## [Exercise brief]
Repeat the material verbatim. Images are excluded from the copy.

## [Material provided]

[start]

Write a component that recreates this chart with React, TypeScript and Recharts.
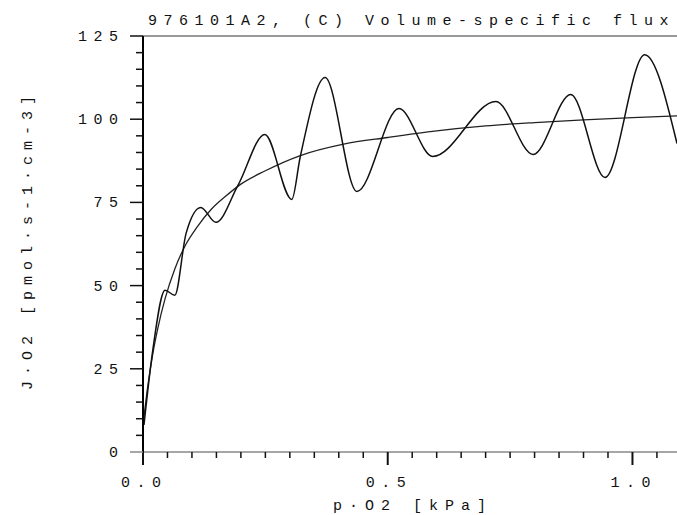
import { LineChart, Line, XAxis, YAxis, ReferenceLine } from "recharts";

// fitted hyperbolic curve
const fitP = [0, 0.01, 0.02, 0.03, 0.045, 0.065, 0.088, 0.11, 0.14, 0.17, 0.2, 0.25, 0.32, 0.41, 0.5, 0.6, 0.7, 0.8, 0.9, 1.0, 1.091];
const fitJ = [8, 20, 29.5, 37, 46, 55, 62.5, 67.5, 73, 77, 80.5, 84.5, 89, 92.5, 94.5, 96.5, 98, 99, 99.8, 100.5, 101];

// measured oscillating flux
const fluxP = [0.002, 0.02, 0.045, 0.065, 0.088, 0.118, 0.149, 0.194, 0.249, 0.304, 0.321, 0.372, 0.437, 0.523, 0.592, 0.721, 0.797, 0.874, 0.944, 1.025, 1.091];
const fluxJ = [8.1, 30.6, 48.6, 47.1, 65.7, 73.5, 69, 80.1, 95.4, 75.9, 88.5, 112.5, 78.3, 103.2, 88.8, 105.3, 89.4, 107.4, 82.5, 119.4, 92.7];

const xTicks = [0, 0.05, 0.1, 0.15, 0.2, 0.25, 0.3, 0.35, 0.4, 0.45, 0.5, 0.55, 0.6, 0.65, 0.7, 0.75, 0.8, 0.85, 0.9, 0.95, 1.0, 1.05];
const xLabelTicks = [0, 0.5, 1.0];
const yTicks = [0, 5, 10, 15, 20, 25, 30, 35, 40, 45, 50, 55, 60, 65, 70, 75, 80, 85, 90, 95, 100, 105, 110, 115, 120, 125];
const yLabelTicks = [0, 25, 50, 75, 100, 125];

const title = "976101A2, (C) Volume-specific flux";
const xTitle = "p·O2 [kPa]";
const yTitle = "J·O2 [pmol·s-1·cm-3]";

const fitData = fitP.map((p, i) => ({ p, j: fitJ[i] }));
const fluxData = fluxP.map((p, i) => ({ p, j: fluxJ[i] }));

const FONT = "'Liberation Mono', 'DejaVu Sans Mono', monospace";
const SP = 6.5;

function XTick({ x, y, payload }: any) {
  const v = payload.value;
  const major = xLabelTicks.some((t) => Math.abs(t - v) < 1e-6);
  return (
    <g>
      <line x1={x} x2={x} y1={y} y2={y + (major ? 13 : 6)} stroke="#111" strokeWidth={major ? 2 : 1.5} />
      {major && (
        <text x={x + SP / 2 - 2} y={y + 35} textAnchor="middle" fontFamily={FONT} fontSize={15} letterSpacing={SP} fill="#111">
          {v.toFixed(1)}
        </text>
      )}
    </g>
  );
}

function YTick({ x, y, payload }: any) {
  const v = payload.value;
  const major = yLabelTicks.includes(v);
  return (
    <g>
      <line x1={x} x2={x - (major ? 13 : 7)} y1={y} y2={y} stroke={v === 0 ? "#888" : "#111"} strokeWidth={1.5} />
      {major && (
        <text x={x - 25 + SP} y={y + 5} textAnchor="end" fontFamily={FONT} fontSize={15} letterSpacing={SP} fill="#111">
          {v}
        </text>
      )}
    </g>
  );
}

export default function App() {
  return (
    <div style={{ position: "absolute", left: 0, top: 0, width: 677, height: 515, background: "#fff" }}>
      <LineChart width={677} height={515} data={fluxData} margin={{ top: 36, right: 0, bottom: 0, left: 0 }}>
        <XAxis
          dataKey="p"
          type="number"
          domain={[0, 1.091]}
          allowDataOverflow
          ticks={xTicks}
          interval={0}
          height={63}
          tickSize={0}
          tickMargin={0}
          tickLine={false}
          tick={<XTick />}
          axisLine={{ stroke: "#888", strokeWidth: 1.5 }}
        />
        <YAxis
          type="number"
          domain={[0, 125]}
          ticks={yTicks}
          interval={0}
          width={143}
          tickSize={0}
          tickMargin={0}
          tickLine={false}
          tick={<YTick />}
          axisLine={{ stroke: "#000", strokeWidth: 2 }}
        />
        <ReferenceLine y={125} stroke="#777" strokeWidth={1.5} />
        <Line data={fitData} dataKey="j" type="monotone" stroke="#222" strokeWidth={1.3} dot={false} isAnimationActive={false} />
        <Line data={fluxData} dataKey="j" type="monotone" stroke="#111" strokeWidth={1.5} dot={false} isAnimationActive={false} />
      </LineChart>
      <svg width={677} height={515} style={{ position: "absolute", left: 0, top: 0, pointerEvents: "none" }}>
        <text x={148} y={25} fontFamily={FONT} fontSize={15} letterSpacing={SP} fill="#111">
          {title}
        </text>
        <text x={333} y={510} fontFamily={FONT} fontSize={15} letterSpacing={7} fill="#111">
          {xTitle}
        </text>
        <text
          x={32}
          y={240}
          transform="rotate(-90 32 240)"
          textAnchor="middle"
          fontFamily={FONT}
          fontSize={15}
          letterSpacing={6}
          fill="#111"
        >
          {yTitle}
        </text>
      </svg>
    </div>
  );
}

[end]

## [Task answer]
Write a component that recreates this chart with React, TypeScript and Recharts.
import { LineChart, Line, XAxis, YAxis, ReferenceLine } from "recharts";

// fitted hyperbolic curve
const fitP = [0, 0.01, 0.02, 0.03, 0.045, 0.065, 0.088, 0.11, 0.14, 0.17, 0.2, 0.25, 0.32, 0.41, 0.5, 0.6, 0.7, 0.8, 0.9, 1.0, 1.091];
const fitJ = [8, 20, 29.5, 37, 46, 55, 62.5, 67.5, 73, 77, 80.5, 84.5, 89, 92.5, 94.5, 96.5, 98, 99, 99.8, 100.5, 101];

// measured oscillating flux
const fluxP = [0.002, 0.02, 0.045, 0.065, 0.088, 0.118, 0.149, 0.194, 0.249, 0.304, 0.321, 0.372, 0.437, 0.523, 0.592, 0.721, 0.797, 0.874, 0.944, 1.025, 1.091];
const fluxJ = [8.1, 30.6, 48.6, 47.1, 65.7, 73.5, 69, 80.1, 95.4, 75.9, 88.5, 112.5, 78.3, 103.2, 88.8, 105.3, 89.4, 107.4, 82.5, 119.4, 92.7];

const xTicks = [0, 0.05, 0.1, 0.15, 0.2, 0.25, 0.3, 0.35, 0.4, 0.45, 0.5, 0.55, 0.6, 0.65, 0.7, 0.75, 0.8, 0.85, 0.9, 0.95, 1.0, 1.05];
const xLabelTicks = [0, 0.5, 1.0];
const yTicks = [0, 5, 10, 15, 20, 25, 30, 35, 40, 45, 50, 55, 60, 65, 70, 75, 80, 85, 90, 95, 100, 105, 110, 115, 120, 125];
const yLabelTicks = [0, 25, 50, 75, 100, 125];

const title = "976101A2, (C) Volume-specific flux";
const xTitle = "p·O2 [kPa]";
const yTitle = "J·O2 [pmol·s-1·cm-3]";

const fitData = fitP.map((p, i) => ({ p, j: fitJ[i] }));
const fluxData = fluxP.map((p, i) => ({ p, j: fluxJ[i] }));

const FONT = "'Liberation Mono', 'DejaVu Sans Mono', monospace";
const SP = 6.5;

function XTick({ x, y, payload }: any) {
  const v = payload.value;
  const major = xLabelTicks.some((t) => Math.abs(t - v) < 1e-6);
  return (
    <g>
      <line x1={x} x2={x} y1={y} y2={y + (major ? 13 : 6)} stroke="#111" strokeWidth={major ? 2 : 1.5} />
      {major && (
        <text x={x + SP / 2 - 2} y={y + 35} textAnchor="middle" fontFamily={FONT} fontSize={15} letterSpacing={SP} fill="#111">
          {v.toFixed(1)}
        </text>
      )}
    </g>
  );
}

function YTick({ x, y, payload }: any) {
  const v = payload.value;
  const major = yLabelTicks.includes(v);
  return (
    <g>
      <line x1={x} x2={x - (major ? 13 : 7)} y1={y} y2={y} stroke={v === 0 ? "#888" : "#111"} strokeWidth={1.5} />
      {major && (
        <text x={x - 25 + SP} y={y + 5} textAnchor="end" fontFamily={FONT} fontSize={15} letterSpacing={SP} fill="#111">
          {v}
        </text>
      )}
    </g>
  );
}

export default function App() {
  return (
    <div style={{ position: "absolute", left: 0, top: 0, width: 677, height: 515, background: "#fff" }}>
      <LineChart width={677} height={515} data={fluxData} margin={{ top: 36, right: 0, bottom: 0, left: 0 }}>
        <XAxis
          dataKey="p"
          type="number"
          domain={[0, 1.091]}
          allowDataOverflow
          ticks={xTicks}
          interval={0}
          height={63}
          tickSize={0}
          tickMargin={0}
          tickLine={false}
          tick={<XTick />}
          axisLine={{ stroke: "#888", strokeWidth: 1.5 }}
        />
        <YAxis
          type="number"
          domain={[0, 125]}
          ticks={yTicks}
          interval={0}
          width={143}
          tickSize={0}
          tickMargin={0}
          tickLine={false}
          tick={<YTick />}
          axisLine={{ stroke: "#000", strokeWidth: 2 }}
        />
        <ReferenceLine y={125} stroke="#777" strokeWidth={1.5} />
        <Line data={fitData} dataKey="j" type="monotone" stroke="#222" strokeWidth={1.3} dot={false} isAnimationActive={false} />
        <Line data={fluxData} dataKey="j" type="monotone" stroke="#111" strokeWidth={1.5} dot={false} isAnimationActive={false} />
      </LineChart>
      <svg width={677} height={515} style={{ position: "absolute", left: 0, top: 0, pointerEvents: "none" }}>
        <text x={148} y={25} fontFamily={FONT} fontSize={15} letterSpacing={SP} fill="#111">
          {title}
        </text>
        <text x={333} y={510} fontFamily={FONT} fontSize={15} letterSpacing={7} fill="#111">
          {xTitle}
        </text>
        <text
          x={32}
          y={240}
          transform="rotate(-90 32 240)"
          textAnchor="middle"
          fontFamily={FONT}
          fontSize={15}
          letterSpacing={6}
          fill="#111"
        >
          {yTitle}
        </text>
      </svg>
    </div>
  );
}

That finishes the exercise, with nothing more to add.